STATED GOAL:
Copy exactly the lines that run from the top of the listing to the line containing "serie = [3.5, 12, 24, 40.5, 49.5, 60, 37, 13.5, 4.3]", both ends included, and omit the pictures.

Records with drawing code:
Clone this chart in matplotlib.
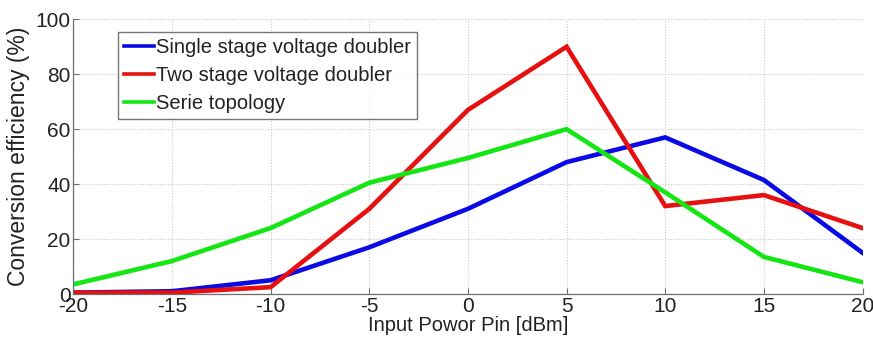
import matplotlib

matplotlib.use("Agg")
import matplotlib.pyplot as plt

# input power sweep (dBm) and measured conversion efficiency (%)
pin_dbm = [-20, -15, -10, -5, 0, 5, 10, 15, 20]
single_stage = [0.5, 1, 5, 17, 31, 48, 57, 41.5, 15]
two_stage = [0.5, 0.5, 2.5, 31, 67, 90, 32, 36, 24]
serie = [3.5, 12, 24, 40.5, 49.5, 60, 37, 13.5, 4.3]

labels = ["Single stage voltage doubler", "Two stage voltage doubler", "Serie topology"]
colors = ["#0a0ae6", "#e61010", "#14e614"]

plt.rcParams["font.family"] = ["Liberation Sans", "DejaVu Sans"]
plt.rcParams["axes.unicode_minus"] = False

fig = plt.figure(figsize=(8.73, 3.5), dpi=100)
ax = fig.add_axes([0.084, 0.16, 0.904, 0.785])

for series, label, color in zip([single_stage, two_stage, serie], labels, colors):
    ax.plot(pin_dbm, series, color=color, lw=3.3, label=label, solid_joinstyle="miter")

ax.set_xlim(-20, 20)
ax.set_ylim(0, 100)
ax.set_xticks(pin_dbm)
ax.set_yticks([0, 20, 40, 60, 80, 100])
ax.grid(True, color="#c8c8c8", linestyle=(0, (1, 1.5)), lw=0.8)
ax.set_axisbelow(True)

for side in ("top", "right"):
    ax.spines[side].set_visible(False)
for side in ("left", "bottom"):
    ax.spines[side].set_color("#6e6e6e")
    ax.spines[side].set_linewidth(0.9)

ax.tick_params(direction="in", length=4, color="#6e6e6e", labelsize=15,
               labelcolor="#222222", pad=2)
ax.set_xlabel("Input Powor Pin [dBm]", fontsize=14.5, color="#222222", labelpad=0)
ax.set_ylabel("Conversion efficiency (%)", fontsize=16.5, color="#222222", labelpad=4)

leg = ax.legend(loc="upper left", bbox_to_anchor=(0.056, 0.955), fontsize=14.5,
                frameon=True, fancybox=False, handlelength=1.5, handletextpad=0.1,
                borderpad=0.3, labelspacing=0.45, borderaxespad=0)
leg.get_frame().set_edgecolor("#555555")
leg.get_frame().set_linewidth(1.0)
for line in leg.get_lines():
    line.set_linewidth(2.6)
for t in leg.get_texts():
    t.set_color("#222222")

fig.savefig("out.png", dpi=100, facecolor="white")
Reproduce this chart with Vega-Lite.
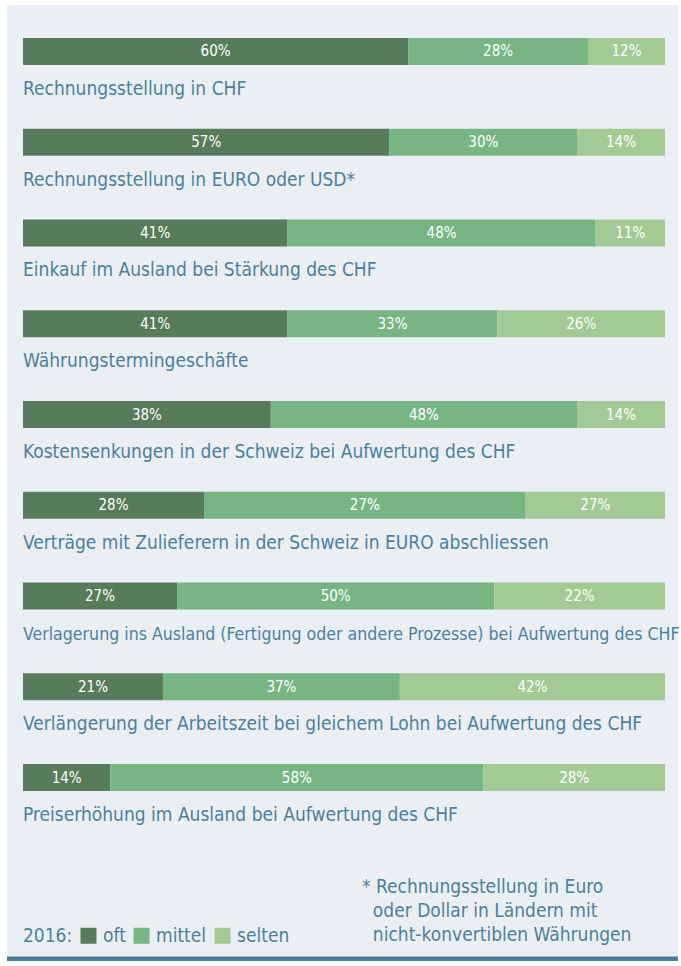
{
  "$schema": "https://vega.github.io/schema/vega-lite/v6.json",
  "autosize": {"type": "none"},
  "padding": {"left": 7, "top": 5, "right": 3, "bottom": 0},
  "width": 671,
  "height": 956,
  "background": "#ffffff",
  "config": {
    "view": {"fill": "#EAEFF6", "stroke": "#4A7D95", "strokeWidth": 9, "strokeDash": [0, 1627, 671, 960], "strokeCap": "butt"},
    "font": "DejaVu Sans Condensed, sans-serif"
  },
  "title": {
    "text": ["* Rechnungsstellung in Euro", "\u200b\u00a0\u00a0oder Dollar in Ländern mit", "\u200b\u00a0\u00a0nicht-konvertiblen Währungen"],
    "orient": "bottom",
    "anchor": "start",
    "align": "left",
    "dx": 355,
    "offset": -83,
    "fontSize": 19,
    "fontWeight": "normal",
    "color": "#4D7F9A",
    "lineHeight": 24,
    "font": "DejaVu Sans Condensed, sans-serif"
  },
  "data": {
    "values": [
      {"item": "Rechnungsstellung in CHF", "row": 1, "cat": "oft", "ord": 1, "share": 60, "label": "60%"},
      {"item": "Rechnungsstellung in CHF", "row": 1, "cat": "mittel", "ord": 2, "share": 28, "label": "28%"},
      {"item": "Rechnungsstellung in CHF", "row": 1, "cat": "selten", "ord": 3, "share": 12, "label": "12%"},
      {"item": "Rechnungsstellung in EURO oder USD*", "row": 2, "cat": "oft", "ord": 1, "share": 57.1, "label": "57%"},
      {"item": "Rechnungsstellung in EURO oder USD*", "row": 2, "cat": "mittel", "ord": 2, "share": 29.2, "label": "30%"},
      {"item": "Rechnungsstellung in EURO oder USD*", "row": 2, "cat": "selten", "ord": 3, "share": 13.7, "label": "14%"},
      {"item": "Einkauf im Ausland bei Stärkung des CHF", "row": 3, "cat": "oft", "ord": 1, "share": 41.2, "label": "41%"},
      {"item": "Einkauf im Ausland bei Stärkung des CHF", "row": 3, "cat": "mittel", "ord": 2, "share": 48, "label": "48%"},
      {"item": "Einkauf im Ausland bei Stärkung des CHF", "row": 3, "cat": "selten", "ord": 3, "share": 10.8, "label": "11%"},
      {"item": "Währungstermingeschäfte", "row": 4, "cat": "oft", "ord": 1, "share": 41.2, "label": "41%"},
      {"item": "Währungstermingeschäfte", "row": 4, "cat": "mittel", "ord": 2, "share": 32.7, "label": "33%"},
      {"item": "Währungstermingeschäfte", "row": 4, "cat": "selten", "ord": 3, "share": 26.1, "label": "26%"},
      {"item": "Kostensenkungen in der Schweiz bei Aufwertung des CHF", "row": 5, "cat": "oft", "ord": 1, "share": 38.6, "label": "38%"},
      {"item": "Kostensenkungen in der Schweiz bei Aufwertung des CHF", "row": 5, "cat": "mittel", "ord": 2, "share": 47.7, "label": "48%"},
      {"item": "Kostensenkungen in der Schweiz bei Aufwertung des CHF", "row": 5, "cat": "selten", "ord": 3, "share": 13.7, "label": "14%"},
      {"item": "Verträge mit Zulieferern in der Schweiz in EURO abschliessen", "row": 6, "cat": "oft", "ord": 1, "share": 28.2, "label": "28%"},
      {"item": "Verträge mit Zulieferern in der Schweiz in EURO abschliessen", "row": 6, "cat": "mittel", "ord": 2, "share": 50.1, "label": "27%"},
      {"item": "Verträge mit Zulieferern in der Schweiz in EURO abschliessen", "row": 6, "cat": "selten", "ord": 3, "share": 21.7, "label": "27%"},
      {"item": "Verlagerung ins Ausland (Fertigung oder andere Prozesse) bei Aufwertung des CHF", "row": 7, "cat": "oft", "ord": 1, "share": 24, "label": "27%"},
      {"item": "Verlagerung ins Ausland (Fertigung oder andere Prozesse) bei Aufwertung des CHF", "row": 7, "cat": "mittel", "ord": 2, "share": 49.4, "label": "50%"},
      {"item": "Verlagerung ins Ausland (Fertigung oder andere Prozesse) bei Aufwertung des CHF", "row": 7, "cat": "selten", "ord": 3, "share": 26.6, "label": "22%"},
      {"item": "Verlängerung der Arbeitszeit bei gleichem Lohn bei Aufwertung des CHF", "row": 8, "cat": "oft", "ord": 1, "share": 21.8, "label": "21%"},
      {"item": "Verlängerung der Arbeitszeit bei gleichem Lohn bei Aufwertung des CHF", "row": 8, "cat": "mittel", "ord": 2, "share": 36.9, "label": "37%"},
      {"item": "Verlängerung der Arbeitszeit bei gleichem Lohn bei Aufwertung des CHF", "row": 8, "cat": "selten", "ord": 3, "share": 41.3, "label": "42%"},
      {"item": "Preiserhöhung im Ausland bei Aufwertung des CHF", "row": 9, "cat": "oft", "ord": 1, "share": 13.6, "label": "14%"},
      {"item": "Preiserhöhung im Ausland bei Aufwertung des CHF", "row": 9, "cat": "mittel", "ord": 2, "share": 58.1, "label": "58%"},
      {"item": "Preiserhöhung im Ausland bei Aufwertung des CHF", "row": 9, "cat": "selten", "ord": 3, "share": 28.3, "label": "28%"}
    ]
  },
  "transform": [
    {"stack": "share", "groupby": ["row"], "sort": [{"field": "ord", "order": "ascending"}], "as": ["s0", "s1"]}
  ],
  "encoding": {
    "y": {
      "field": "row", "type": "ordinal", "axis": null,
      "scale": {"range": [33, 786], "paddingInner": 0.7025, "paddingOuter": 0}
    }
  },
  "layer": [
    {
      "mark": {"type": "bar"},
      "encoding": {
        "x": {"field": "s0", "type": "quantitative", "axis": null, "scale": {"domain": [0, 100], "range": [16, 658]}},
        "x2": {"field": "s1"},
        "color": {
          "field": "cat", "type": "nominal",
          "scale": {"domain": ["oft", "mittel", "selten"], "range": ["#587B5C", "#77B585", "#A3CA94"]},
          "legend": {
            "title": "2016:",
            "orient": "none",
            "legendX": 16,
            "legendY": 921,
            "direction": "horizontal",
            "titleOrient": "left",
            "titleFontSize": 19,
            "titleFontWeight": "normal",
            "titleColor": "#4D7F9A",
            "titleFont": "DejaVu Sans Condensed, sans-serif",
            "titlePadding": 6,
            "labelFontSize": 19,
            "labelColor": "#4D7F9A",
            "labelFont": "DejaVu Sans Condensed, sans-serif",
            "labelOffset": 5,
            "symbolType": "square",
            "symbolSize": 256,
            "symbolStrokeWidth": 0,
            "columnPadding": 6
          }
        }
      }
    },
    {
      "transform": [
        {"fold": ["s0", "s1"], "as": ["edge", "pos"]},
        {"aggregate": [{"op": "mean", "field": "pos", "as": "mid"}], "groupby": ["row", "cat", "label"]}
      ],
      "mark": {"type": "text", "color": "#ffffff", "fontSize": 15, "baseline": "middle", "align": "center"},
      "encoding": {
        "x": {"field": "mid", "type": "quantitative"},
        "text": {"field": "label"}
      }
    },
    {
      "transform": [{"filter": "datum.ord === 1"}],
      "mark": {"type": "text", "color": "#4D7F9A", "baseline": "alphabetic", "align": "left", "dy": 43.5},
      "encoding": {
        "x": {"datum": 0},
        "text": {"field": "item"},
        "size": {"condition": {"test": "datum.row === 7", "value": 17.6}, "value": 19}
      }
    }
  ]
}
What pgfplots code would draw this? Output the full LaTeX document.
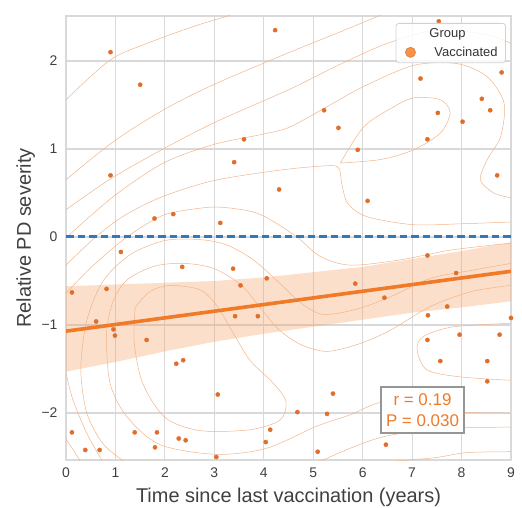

TASK RESPONSE:
Clone this chart in matplotlib.
import matplotlib

matplotlib.use("Agg")
import matplotlib.pyplot as plt

# input power sweep (dBm) and measured conversion efficiency (%)
pin_dbm = [-20, -15, -10, -5, 0, 5, 10, 15, 20]
single_stage = [0.5, 1, 5, 17, 31, 48, 57, 41.5, 15]
two_stage = [0.5, 0.5, 2.5, 31, 67, 90, 32, 36, 24]
serie = [3.5, 12, 24, 40.5, 49.5, 60, 37, 13.5, 4.3]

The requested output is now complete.